**Stated problem:**
Take the data below and copy exactly the lines starting at the one with "Output the Python" and finishing at the one with "-50.34, -49.40, -48.26, -47.18, -46.10, -45.12]", both included.

####################

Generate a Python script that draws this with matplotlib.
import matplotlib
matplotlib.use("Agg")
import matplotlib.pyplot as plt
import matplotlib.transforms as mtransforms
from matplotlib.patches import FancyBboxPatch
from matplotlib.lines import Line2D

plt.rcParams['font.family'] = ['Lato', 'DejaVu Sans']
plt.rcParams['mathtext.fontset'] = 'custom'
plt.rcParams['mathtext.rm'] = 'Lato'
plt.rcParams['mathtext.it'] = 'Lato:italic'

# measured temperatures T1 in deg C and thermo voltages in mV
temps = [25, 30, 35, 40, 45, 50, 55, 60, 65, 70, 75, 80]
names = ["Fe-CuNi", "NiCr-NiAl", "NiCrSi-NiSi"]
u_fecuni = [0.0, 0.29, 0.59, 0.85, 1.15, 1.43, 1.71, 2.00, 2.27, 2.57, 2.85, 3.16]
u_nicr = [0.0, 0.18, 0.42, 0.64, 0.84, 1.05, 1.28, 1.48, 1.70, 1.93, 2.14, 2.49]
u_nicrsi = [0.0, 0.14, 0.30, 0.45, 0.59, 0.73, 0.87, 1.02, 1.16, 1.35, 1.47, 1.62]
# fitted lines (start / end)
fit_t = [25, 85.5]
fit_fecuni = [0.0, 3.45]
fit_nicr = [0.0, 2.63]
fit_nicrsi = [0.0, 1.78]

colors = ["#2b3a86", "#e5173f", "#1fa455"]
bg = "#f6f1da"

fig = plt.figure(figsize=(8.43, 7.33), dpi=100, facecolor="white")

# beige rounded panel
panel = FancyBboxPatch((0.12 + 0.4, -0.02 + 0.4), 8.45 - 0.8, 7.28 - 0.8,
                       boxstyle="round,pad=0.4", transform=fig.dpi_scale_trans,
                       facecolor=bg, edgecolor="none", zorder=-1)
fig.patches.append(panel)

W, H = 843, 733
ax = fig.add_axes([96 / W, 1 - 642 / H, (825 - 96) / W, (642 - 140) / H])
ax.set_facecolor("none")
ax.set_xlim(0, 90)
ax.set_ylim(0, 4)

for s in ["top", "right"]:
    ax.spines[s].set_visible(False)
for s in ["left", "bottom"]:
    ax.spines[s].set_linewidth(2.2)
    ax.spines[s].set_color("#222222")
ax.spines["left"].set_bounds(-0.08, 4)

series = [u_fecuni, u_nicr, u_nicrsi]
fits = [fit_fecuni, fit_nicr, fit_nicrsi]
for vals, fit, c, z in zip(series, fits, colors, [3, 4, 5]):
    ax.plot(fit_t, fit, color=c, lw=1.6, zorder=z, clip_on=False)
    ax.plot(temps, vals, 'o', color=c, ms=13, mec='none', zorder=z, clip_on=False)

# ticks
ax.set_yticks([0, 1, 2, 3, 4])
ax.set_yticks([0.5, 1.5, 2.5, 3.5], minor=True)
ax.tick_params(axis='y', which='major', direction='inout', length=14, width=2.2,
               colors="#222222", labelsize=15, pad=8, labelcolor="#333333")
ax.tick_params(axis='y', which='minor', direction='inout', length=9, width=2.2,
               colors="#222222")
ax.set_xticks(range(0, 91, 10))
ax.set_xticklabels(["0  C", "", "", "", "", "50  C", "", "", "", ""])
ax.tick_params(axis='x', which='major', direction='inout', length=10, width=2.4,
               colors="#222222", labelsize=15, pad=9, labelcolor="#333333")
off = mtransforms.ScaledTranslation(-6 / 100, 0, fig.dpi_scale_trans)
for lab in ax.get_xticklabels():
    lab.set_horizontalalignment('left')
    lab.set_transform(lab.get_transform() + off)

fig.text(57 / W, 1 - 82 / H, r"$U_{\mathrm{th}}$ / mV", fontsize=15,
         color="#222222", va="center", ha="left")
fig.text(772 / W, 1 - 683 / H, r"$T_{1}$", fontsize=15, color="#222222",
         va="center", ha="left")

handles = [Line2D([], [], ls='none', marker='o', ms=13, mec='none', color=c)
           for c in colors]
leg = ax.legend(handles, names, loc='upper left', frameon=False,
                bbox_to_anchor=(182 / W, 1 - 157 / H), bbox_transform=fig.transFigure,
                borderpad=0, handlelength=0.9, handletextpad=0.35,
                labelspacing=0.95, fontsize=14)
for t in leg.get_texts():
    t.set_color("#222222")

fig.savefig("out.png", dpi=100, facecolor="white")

####################

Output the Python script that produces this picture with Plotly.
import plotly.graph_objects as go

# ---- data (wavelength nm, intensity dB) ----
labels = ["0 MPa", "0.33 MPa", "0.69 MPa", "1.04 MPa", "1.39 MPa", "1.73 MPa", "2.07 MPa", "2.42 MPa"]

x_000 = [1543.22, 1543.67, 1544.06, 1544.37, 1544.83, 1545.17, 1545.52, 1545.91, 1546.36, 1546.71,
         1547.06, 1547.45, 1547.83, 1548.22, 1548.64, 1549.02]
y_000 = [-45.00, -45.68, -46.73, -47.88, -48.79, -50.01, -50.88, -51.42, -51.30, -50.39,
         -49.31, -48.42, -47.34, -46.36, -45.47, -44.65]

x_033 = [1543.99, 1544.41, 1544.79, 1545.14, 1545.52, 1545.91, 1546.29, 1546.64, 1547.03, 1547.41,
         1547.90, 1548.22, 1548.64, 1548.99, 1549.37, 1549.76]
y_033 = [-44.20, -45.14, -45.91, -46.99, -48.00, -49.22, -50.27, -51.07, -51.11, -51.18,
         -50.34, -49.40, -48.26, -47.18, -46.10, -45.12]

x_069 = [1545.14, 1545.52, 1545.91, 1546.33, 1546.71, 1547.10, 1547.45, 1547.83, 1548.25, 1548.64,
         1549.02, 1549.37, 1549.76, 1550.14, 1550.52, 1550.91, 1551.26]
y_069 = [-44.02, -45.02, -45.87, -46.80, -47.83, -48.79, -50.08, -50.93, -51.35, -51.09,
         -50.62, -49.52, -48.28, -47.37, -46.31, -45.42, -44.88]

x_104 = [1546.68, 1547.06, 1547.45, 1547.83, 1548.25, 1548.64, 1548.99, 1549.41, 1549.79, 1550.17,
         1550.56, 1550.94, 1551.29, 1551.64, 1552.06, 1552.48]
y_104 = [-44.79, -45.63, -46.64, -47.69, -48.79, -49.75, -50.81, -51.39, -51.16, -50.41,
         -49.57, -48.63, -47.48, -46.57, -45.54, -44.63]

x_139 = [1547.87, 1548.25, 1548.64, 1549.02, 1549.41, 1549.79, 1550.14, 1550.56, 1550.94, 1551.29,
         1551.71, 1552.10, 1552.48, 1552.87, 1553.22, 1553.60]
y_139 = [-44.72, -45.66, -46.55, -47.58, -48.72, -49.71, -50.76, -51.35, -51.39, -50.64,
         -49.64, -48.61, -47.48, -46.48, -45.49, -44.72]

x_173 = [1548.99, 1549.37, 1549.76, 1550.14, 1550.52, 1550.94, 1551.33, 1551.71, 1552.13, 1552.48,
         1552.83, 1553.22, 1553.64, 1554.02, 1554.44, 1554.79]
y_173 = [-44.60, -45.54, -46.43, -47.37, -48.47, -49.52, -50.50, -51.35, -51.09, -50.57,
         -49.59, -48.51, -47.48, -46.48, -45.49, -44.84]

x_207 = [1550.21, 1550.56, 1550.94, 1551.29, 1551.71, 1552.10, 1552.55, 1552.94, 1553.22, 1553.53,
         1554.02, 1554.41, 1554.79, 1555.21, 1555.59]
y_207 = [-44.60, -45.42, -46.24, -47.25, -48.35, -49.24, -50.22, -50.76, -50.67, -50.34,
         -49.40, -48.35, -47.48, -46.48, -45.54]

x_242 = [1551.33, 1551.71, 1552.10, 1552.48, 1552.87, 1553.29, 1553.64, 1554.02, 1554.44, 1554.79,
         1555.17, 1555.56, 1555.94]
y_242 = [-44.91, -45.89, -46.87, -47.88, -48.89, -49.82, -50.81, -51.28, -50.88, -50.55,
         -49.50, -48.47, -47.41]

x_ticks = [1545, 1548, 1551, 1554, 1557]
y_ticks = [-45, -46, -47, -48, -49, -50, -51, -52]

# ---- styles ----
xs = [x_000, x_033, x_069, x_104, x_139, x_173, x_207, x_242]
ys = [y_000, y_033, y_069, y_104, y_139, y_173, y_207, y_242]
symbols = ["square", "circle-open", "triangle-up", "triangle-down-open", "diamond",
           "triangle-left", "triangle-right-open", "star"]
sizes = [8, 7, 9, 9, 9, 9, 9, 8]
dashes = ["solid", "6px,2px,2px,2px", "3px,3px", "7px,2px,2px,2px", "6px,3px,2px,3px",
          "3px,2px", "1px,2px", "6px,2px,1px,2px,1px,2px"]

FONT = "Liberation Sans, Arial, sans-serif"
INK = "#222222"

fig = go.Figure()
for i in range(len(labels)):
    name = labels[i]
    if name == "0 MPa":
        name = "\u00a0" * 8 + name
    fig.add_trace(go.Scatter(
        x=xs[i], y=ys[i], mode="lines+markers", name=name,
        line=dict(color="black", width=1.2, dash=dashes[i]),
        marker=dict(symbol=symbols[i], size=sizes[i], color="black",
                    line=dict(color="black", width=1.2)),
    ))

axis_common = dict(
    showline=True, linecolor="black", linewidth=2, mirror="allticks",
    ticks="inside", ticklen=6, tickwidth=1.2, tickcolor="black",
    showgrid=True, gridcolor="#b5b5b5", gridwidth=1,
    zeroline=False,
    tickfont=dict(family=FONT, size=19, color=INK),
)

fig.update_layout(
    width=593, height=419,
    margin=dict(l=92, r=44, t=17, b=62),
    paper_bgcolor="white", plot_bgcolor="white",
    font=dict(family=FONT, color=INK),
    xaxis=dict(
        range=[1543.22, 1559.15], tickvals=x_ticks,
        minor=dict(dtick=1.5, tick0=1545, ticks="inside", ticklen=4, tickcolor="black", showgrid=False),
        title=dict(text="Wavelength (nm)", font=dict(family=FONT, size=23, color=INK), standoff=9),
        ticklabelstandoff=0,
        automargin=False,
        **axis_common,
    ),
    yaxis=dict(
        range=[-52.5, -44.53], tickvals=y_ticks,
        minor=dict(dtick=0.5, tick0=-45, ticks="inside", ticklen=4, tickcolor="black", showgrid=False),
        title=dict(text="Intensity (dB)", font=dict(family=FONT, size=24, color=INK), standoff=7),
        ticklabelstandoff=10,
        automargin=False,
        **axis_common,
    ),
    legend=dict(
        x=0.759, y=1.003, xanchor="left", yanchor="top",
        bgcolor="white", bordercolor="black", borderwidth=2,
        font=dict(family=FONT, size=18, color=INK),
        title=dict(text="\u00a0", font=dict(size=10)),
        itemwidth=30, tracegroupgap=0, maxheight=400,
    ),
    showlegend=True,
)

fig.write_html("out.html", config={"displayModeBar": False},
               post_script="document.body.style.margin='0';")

####################

**Written response:**
Output the Python script that produces this picture with Plotly.
import plotly.graph_objects as go

# ---- data (wavelength nm, intensity dB) ----
labels = ["0 MPa", "0.33 MPa", "0.69 MPa", "1.04 MPa", "1.39 MPa", "1.73 MPa", "2.07 MPa", "2.42 MPa"]

x_000 = [1543.22, 1543.67, 1544.06, 1544.37, 1544.83, 1545.17, 1545.52, 1545.91, 1546.36, 1546.71,
         1547.06, 1547.45, 1547.83, 1548.22, 1548.64, 1549.02]
y_000 = [-45.00, -45.68, -46.73, -47.88, -48.79, -50.01, -50.88, -51.42, -51.30, -50.39,
         -49.31, -48.42, -47.34, -46.36, -45.47, -44.65]

x_033 = [1543.99, 1544.41, 1544.79, 1545.14, 1545.52, 1545.91, 1546.29, 1546.64, 1547.03, 1547.41,
         1547.90, 1548.22, 1548.64, 1548.99, 1549.37, 1549.76]
y_033 = [-44.20, -45.14, -45.91, -46.99, -48.00, -49.22, -50.27, -51.07, -51.11, -51.18,
         -50.34, -49.40, -48.26, -47.18, -46.10, -45.12]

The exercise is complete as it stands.